Line by line, reproduce exactly the beginning of the listing below, ending with the line that contains "from matplotlib.ticker import MultipleLocator" and adding nothing.

* BEGIN *

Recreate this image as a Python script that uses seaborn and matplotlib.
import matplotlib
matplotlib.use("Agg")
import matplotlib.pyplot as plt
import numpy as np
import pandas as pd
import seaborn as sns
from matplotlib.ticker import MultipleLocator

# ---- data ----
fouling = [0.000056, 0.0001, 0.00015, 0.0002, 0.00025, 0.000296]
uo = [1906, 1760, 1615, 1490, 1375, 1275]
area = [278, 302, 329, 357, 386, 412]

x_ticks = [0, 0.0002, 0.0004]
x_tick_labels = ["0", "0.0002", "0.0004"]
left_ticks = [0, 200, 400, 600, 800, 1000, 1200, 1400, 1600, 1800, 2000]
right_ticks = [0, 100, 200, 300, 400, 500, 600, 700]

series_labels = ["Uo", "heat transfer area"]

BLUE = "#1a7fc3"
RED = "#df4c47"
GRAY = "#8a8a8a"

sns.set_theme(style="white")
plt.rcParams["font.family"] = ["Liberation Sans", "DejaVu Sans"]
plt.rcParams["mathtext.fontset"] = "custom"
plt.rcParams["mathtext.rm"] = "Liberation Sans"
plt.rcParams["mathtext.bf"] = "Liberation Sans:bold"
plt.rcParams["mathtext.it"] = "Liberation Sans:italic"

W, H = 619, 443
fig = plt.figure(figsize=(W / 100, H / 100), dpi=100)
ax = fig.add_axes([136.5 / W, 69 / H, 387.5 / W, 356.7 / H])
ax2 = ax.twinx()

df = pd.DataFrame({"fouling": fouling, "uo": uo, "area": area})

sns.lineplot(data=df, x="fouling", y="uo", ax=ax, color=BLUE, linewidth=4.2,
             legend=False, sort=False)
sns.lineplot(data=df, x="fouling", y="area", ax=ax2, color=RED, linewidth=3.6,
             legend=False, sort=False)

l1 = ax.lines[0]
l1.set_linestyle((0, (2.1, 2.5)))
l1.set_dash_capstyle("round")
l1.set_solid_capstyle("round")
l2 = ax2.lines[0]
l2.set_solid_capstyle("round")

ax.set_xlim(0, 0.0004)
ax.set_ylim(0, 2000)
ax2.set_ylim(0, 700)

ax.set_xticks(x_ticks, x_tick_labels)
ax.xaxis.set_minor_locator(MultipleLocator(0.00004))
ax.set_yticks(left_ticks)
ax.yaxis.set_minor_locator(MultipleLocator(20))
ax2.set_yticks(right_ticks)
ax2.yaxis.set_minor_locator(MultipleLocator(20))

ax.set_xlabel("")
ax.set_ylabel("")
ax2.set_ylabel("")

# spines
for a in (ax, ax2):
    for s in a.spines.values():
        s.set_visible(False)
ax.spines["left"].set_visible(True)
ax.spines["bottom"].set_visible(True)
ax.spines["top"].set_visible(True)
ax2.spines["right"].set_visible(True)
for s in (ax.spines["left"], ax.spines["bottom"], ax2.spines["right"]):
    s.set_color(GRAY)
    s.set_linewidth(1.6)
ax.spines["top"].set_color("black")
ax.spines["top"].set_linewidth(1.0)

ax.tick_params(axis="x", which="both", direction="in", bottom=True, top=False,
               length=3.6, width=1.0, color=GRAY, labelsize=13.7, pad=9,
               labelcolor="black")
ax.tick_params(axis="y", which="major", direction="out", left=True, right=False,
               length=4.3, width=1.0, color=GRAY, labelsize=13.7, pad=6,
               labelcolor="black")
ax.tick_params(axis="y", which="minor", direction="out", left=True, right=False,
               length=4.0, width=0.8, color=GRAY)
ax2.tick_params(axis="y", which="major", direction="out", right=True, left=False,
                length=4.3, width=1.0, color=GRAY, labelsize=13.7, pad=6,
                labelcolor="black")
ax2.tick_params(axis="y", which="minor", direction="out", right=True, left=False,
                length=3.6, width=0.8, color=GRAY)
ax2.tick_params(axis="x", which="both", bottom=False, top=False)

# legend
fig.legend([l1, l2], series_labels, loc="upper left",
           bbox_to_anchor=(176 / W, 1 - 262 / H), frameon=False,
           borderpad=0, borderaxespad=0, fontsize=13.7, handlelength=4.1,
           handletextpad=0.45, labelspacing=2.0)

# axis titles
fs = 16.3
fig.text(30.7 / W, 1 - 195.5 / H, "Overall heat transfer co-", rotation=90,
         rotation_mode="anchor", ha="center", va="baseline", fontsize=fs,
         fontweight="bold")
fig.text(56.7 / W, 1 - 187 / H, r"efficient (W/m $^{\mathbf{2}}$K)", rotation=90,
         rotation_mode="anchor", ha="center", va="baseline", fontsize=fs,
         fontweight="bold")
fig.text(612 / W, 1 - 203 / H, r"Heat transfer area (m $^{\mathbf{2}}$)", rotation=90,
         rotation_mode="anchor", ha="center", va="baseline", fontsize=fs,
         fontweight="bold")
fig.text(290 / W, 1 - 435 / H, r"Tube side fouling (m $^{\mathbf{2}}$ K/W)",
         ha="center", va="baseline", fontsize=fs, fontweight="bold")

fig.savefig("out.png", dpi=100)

* END *

* FINISHED TASK
Recreate this image as a Python script that uses seaborn and matplotlib.
import matplotlib
matplotlib.use("Agg")
import matplotlib.pyplot as plt
import numpy as np
import pandas as pd
import seaborn as sns
from matplotlib.ticker import MultipleLocator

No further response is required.